_Task details_
Find each line that has the string "code" and give the total, with nothing else.

_Data provided_
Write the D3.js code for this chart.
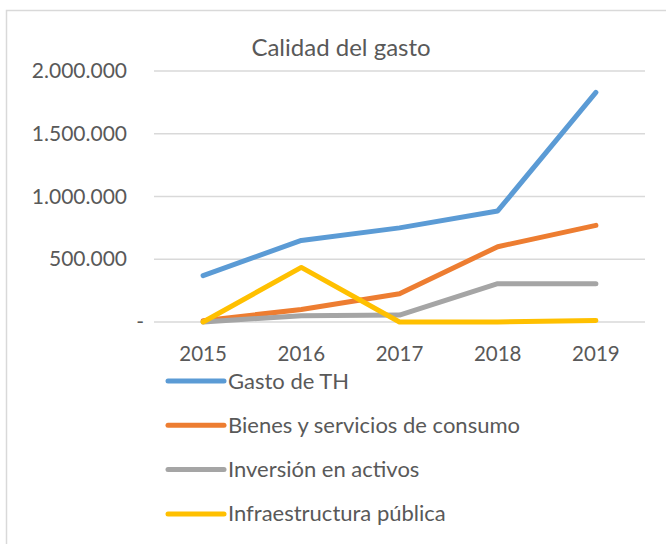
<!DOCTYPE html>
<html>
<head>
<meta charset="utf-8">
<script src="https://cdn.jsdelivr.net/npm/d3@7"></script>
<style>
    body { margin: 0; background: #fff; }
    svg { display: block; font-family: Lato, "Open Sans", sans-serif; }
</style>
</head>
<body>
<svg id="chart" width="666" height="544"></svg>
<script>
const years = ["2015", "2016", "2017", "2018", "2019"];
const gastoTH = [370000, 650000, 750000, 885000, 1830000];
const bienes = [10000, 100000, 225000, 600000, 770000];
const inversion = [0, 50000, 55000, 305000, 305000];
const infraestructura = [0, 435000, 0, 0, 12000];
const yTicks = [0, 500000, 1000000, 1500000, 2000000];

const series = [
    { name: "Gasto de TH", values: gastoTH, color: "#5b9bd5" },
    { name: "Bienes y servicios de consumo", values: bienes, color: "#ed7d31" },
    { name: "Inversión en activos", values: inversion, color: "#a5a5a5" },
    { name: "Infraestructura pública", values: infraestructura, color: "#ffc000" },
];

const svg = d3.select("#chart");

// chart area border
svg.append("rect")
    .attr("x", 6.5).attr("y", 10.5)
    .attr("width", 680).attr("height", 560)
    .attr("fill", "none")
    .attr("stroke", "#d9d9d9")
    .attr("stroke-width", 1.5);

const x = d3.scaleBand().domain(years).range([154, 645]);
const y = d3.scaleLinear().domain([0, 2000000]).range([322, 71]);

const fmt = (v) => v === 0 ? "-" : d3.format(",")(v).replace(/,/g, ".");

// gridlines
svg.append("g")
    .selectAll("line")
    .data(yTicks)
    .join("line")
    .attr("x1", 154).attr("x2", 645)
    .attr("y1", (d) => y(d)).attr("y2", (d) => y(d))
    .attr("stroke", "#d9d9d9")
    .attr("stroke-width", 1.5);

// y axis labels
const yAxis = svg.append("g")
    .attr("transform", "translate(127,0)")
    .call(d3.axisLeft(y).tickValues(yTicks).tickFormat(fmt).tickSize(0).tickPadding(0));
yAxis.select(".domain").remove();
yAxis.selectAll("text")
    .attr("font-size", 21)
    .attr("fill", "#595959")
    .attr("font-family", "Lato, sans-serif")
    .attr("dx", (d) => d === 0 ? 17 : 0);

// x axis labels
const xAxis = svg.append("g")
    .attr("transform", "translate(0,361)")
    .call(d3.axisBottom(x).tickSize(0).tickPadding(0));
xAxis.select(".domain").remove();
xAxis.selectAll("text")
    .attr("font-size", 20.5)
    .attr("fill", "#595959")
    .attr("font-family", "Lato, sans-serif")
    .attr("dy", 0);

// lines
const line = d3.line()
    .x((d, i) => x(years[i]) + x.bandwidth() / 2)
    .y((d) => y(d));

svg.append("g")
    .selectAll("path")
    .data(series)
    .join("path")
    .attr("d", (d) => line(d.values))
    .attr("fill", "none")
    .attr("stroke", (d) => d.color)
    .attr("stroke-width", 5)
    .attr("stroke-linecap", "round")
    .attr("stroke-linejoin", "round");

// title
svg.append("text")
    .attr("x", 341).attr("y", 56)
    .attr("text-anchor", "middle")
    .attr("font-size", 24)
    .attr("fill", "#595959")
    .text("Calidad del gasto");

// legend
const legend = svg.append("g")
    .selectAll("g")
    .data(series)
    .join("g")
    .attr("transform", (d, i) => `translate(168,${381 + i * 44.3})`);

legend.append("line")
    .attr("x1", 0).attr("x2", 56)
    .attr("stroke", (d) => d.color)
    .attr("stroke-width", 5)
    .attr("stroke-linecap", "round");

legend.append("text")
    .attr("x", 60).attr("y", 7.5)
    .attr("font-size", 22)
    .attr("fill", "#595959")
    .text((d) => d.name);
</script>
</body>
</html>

...

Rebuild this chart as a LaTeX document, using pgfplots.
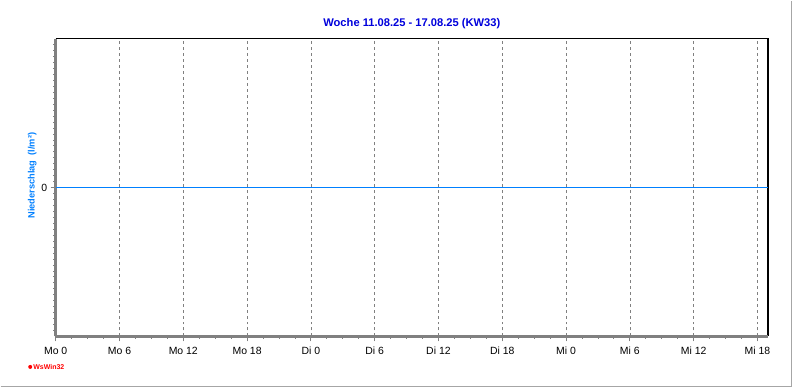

* * *

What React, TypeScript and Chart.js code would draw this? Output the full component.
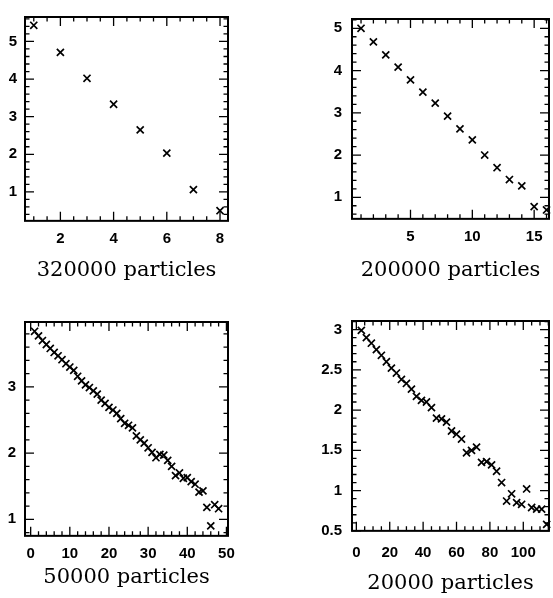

_Right answer_
2